Since then, on the social side, I've become somewhat isolated. I stood up to my stepson and became the family pariah who is now excluded from all family functions on my wife's side of the family. I've watched my health generally deteriorate as new problems arise and ravage me. Since my Cortisol cycles and we can't locate the tumor, surgery and medical treatment is out. Because I have a huge ventral incisional hernia from a gallbladder removal a bilateral adrenalectomy is contraindicated, so my Cushing's remains untreated. That means I get the worst of both worlds with the obesity and its secondary problems and the rather nasty spinal degeneration and effects Addison's Disease is famous for.
I've been through a pulmonary embolism, surgery to implant an umbrella in my ascending major vein because of another blood clot in my leg, and other things. Since then I've developed an autoimmune disorder where the immune system periodically attacks my eyes and may eventually take away my sight. And I could go on.
The one positive on the health front is that, operating on the theory that I can lose weight when the cortisol is down and minimize the gain when they go back up for a net loss I've managed to bring my weight down to 320 pounds from a peak of 425 pounds. Still my back problems are making me more sedentary and making it more difficult to lose weight. I recently found out that my baby brother may be a Cushie as well. Hopefully, he will soon be seeing an endocrinologist. Right now my main support network is online where I have quite a number of fellow Cushies as friends on Facebook, they out number the rest of my friends. They even include a cousin by marriage 1500 miles away. Funny how a thing like this can bring distant family into one's life. I was pleased to note in the newsletter that one of those friends, Susan Kate Findley, was listed as a new member of CSRF. I'll never forget that someone from CSRF was there for me at a critically low time and I don't mind doing what I can to be there as well.

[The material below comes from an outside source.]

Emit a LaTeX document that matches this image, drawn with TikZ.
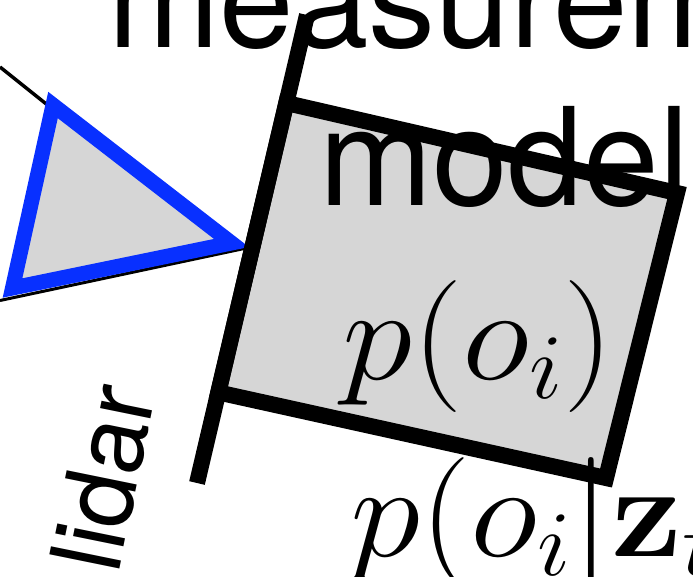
\RequirePackage{fix-cm}
\documentclass[tikz,border=0pt]{standalone}
\usepackage[no-math]{fontspec}
\setmainfont{TeX Gyre Heros}
\definecolor{boxgray}{RGB}{214,214,214}
\definecolor{triblue}{RGB}{8,48,255}
\tikzset{
  txt/.style={inner sep=0pt, outer sep=0pt},
  thinwire/.style={draw=black, line width=3.5pt},
  tribox/.style={draw=triblue, fill=boxgray, line width=15pt, line join=miter},
  modelbox/.style={draw=black, fill=boxgray, line width=16pt, line join=miter},
  bar/.style={draw=black, line width=16pt, line cap=butt}
}
\begin{document}
\begin{tikzpicture}[x=1pt,y=-1pt]
\useasboundingbox (0,0) rectangle (693,576);
\clip (0,0) rectangle (693,576);
% named points
\coordinate (w1a) at (0,67);
\coordinate (w2a) at (0,300.5);
\coordinate (tT) at (53,105);
\coordinate (tR) at (231.5,243);
\coordinate (tL) at (12.5,288);
\coordinate (tRo) at (249,247.5);
\coordinate (w1b) at (55,111);
\coordinate (TL) at (286.3,103);
\coordinate (TR) at (677,193);
\coordinate (BR) at (606,478);
\coordinate (BL) at (218.3,392.4);
\coordinate (ltop) at (307,15);
\coordinate (lbot) at (197,483);
% connectors into the triangle
\draw[thinwire] (w1a) -- (w1b);
\draw[thinwire, line width=3pt] (w2a) -- (tRo);
% triangle
\draw[tribox] (tT) -- (tR) -- (tL) -- cycle;
% measurement model box
\draw[modelbox] (TL) -- (TR) -- (BR) -- (BL) -- cycle;
\draw[bar] (ltop) -- (lbot);
% texts
\node[txt, anchor=base west] (meas) at (108,47) {\fontsize{134}{134}\selectfont measurement};
\node[txt, anchor=base west] (model) at (319,205) {\fontsize{136}{136}\selectfont model};
\node[txt, anchor=base west, xscale=1.08] (po) at (342,379) {\fontsize{132}{132}\selectfont $p(o_i)$};
\node[txt, anchor=base west, xscale=1.08] (poz) at (350,556) {\fontsize{132}{132}\selectfont $p(o_i|\mathbf{z}_t)$};
\node[txt, anchor=base west, rotate=78.5] (lidar) at (118.6,575) {\fontsize{98}{98}\selectfont lidar};
\end{tikzpicture}
\end{document}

For all my story sounds so pessimistic, I'm a fighter and survivor who is determined to live to a good, old age and enjoy whatever I can out my life. I still pester my endocrinologist from time to time so that he doesn't become complacent and maybe one day we'll be able to do something more positive than just wait. I've taken up two new hobbies, Flamenco guitar playing and writing fiction, to bring some sunshine into my life. Like I wrote, I'm a fighter. Still, I’ll never forget CSRF, the folks who were there in the beginning, both for us, and me.